As noted by The Washington Post's Wonkblog, renewable energy overtook nuclear power as an energy source in the United States for the first time in decades in 2011. The most recent figures from the U.S. Energy Information Administration (EIA) show that renewable energy provided 11.95 percent of domestic U.S. energy production through the first nine months of 2011, compared with just 10.62 percent from nuclear. But the story explains that "[t]he two things that most people associate with the term 'clean energy' — namely, wind and solar — are nowhere close to overtaking nuclear power," with the "vast bulk of 'renewable' power in the United States still com[ing] from large-scale hydropower (4.35 percent), biomass (3.15 percent) and biofuels (2.57 percent)." The story continues:
Going forward, however, that could well shift. The nuclear industry is more focused on replacing soon-to-retire plants than expanding outright. There aren’t likely to be too many more large-scale hydropower plants in the United States — the prime hydro sites have all been taken. And as for biomass and biofuel, critics have raised serious questions about whether either of these sources are as sustainable as alleged.
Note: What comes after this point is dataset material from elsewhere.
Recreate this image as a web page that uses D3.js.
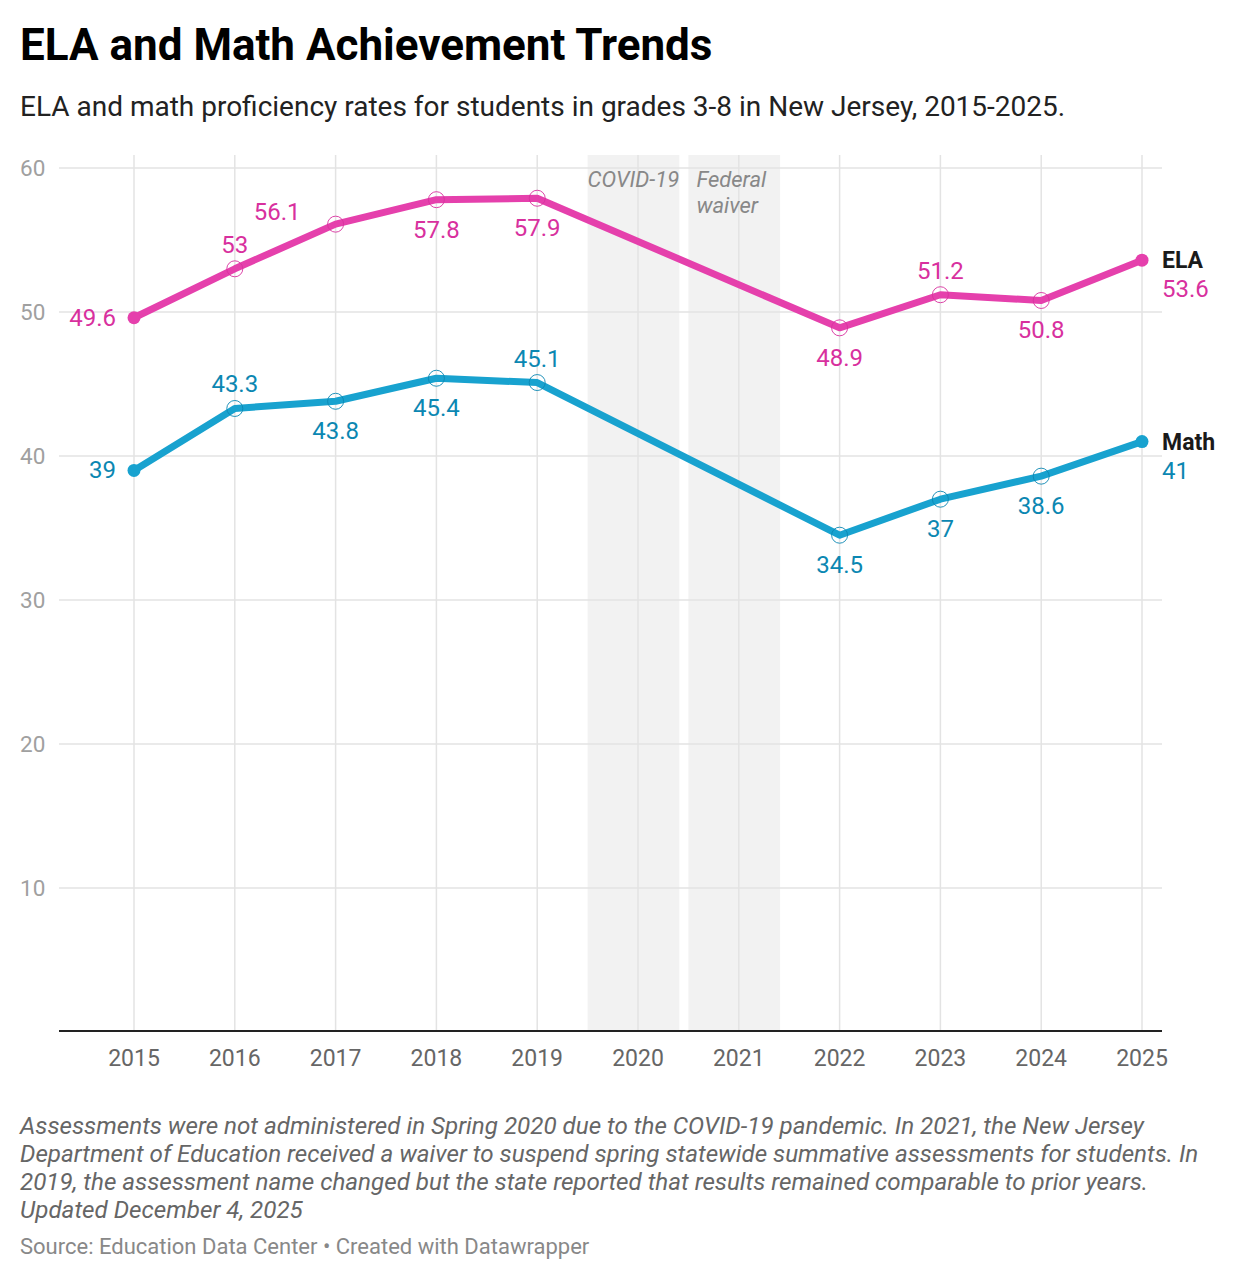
<!DOCTYPE html>
<html>
<head>
<meta charset="utf-8">
<script src="https://cdn.jsdelivr.net/npm/d3@7"></script>
<style>
  body { margin: 0; background: #fff; font-family: Roboto, "Noto Sans", sans-serif; }
</style>
</head>
<body>
<div id="chart"></div>
<script>
var years = [2015, 2016, 2017, 2018, 2019, 2022, 2023, 2024, 2025]
var elaValues = [49.6, 53, 56.1, 57.8, 57.9, 48.9, 51.2, 50.8, 53.6]
var mathValues = [39, 43.3, 43.8, 45.4, 45.1, 34.5, 37, 38.6, 41]
var elaLabelSpots = ["left", "above", "upleft", "below", "below", "below", "above", "below", "end"]
var mathLabelSpots = ["left", "above", "below", "below", "above", "below", "below", "below", "end"]
var xTicks = [2015, 2016, 2017, 2018, 2019, 2020, 2021, 2022, 2023, 2024, 2025]
var yTicks = [10, 20, 30, 40, 50, 60]
var bands = [
  {name: ["COVID-19"], from: 2019.5, to: 2020.41},
  {name: ["Federal", "waiver"], from: 2020.5, to: 2021.41}
]
var notes = [
  "Assessments were not administered in Spring 2020 due to the COVID-19 pandemic. In 2021, the New Jersey",
  "Department of Education received a waiver to suspend spring statewide summative assessments for students. In",
  "2019, the assessment name changed but the state reported that results remained comparable to prior years.",
  "Updated December 4, 2025"
]

var width = 1238
var height = 1280

var svg = d3.select("#chart").append("svg").attr("width", width).attr("height", height)
  .style("font-family", "Roboto, sans-serif")

svg.append("text").text("ELA and Math Achievement Trends")
  .attr("x", 20).attr("y", 60)
  .style("font-size", "44px").style("font-weight", 700).attr("fill", "#000")

svg.append("text").text("ELA and math proficiency rates for students in grades 3-8 in New Jersey, 2015-2025.")
  .attr("x", 20).attr("y", 116)
  .style("font-size", "28px").attr("fill", "#222")

var x = d3.scaleLinear().domain([2015, 2025]).range([134, 1142])
var y = d3.scaleLinear().domain([0, 60]).range([1032, 168])
var plotLeft = 59, plotRight = 1162, plotTop = 155

// shaded periods
bands.forEach(function(b) {
  svg.append("rect")
    .attr("x", x(b.from)).attr("y", plotTop)
    .attr("width", x(b.to) - x(b.from)).attr("height", y(0) - plotTop)
    .attr("fill", "#f2f2f2")
})

// grid
svg.append("g").selectAll("line").data(yTicks).join("line")
  .attr("x1", plotLeft).attr("x2", plotRight)
  .attr("y1", function(d) { return y(d) }).attr("y2", function(d) { return y(d) })
  .attr("stroke", "#e3e3e3").attr("stroke-width", 1.5)

svg.append("g").selectAll("line").data(xTicks).join("line")
  .attr("x1", function(d) { return x(d) }).attr("x2", function(d) { return x(d) })
  .attr("y1", plotTop).attr("y2", y(0))
  .attr("stroke", "#e3e3e3").attr("stroke-width", 1.5)

bands.forEach(function(b) {
  b.name.forEach(function(t, i) {
    svg.append("text").text(t)
      .attr("x", x(b.from) + (b.name.length == 1 ? 0 : 8))
      .attr("y", 187 + i * 26)
      .style("font-size", "22px").style("font-style", "italic")
      .attr("fill", "#888")
  })
})

// y tick labels
svg.append("g").selectAll("text").data(yTicks).join("text")
  .text(function(d) { return d })
  .attr("x", 20).attr("y", function(d) { return y(d) + 8 })
  .style("font-size", "22.5px").attr("fill", "#a0a0a0")

// baseline
svg.append("line")
  .attr("x1", plotLeft).attr("x2", plotRight).attr("y1", y(0) - 1).attr("y2", y(0) - 1)
  .attr("stroke", "#222").attr("stroke-width", 2)

// x tick labels
svg.append("g").selectAll("text").data(xTicks).join("text")
  .text(function(d) { return d })
  .attr("x", function(d) { return x(d) }).attr("y", 1066)
  .attr("text-anchor", "middle")
  .style("font-size", "23px").attr("fill", "#666")

var series = [
  {name: "ELA", values: elaValues, spots: elaLabelSpots, line: "#e540ac", text: "#d8309e"},
  {name: "Math", values: mathValues, spots: mathLabelSpots, line: "#18a2cf", text: "#0b87b2"}
]

var line = d3.line()
  .x(function(d, i) { return x(years[i]) })
  .y(function(d) { return y(d) })

series.forEach(function(s) {
  svg.append("path")
    .attr("d", line(s.values))
    .attr("fill", "none").attr("stroke", s.line)
    .attr("stroke-width", 7).attr("stroke-linejoin", "round").attr("stroke-linecap", "round")

  var n = s.values.length
  // start and end dots
  ;[0, n - 1].forEach(function(i) {
    svg.append("circle").attr("cx", x(years[i])).attr("cy", y(s.values[i]))
      .attr("r", 6.5).attr("fill", s.line)
  })
  // hollow markers
  for (var i = 1; i < n - 1; i++) {
    svg.append("circle").attr("cx", x(years[i])).attr("cy", y(s.values[i]))
      .attr("r", 8).attr("fill", "none").attr("stroke", s.text).attr("stroke-width", 0.9)
  }

  s.values.forEach(function(v, i) {
    var px = x(years[i]), py = y(v)
    var spot = s.spots[i]
    var t = svg.append("text").text(v)
      .style("font-size", "24px").attr("fill", s.text)
    if (spot == "left") {
      t.attr("x", px - 18).attr("y", py + 8).attr("text-anchor", "end")
    } else if (spot == "above") {
      t.attr("x", px).attr("y", py - 16).attr("text-anchor", "middle")
    } else if (spot == "below") {
      t.attr("x", px).attr("y", py + 38).attr("text-anchor", "middle")
    } else if (spot == "upleft") {
      t.attr("x", px - 35).attr("y", py - 4).attr("text-anchor", "end")
    } else if (spot == "end") {
      t.attr("x", px + 20).attr("y", py + 37)
      svg.append("text").text(s.name)
        .attr("x", px + 20).attr("y", py + 8)
        .style("font-size", "23px").style("font-weight", 700).attr("fill", "#1a1a1a")
    }
  })
})

// notes
svg.append("g").selectAll("text").data(notes).join("text")
  .text(function(d) { return d })
  .attr("x", 20).attr("y", function(d, i) { return 1134 + i * 28 })
  .style("font-size", "24.2px").style("font-style", "italic").attr("fill", "#666")

svg.append("text").text("Source: Education Data Center \u2022 Created with Datawrapper")
  .attr("x", 20).attr("y", 1254)
  .style("font-size", "22px").attr("fill", "#888")
</script>
</body>
</html>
On the other hand, solar and wind were by far the fastest-growing energy sources last year — solar electricity grew 46.5 percent and wind by 27.1 percent (though it’s unclear whether either source can maintain that hectic pace now that Congress has allowed a few key subsidies to expire.)
The article notes that the other "big story" in the EIA figures is natural gas's fast rise as an energy source and coal's decline.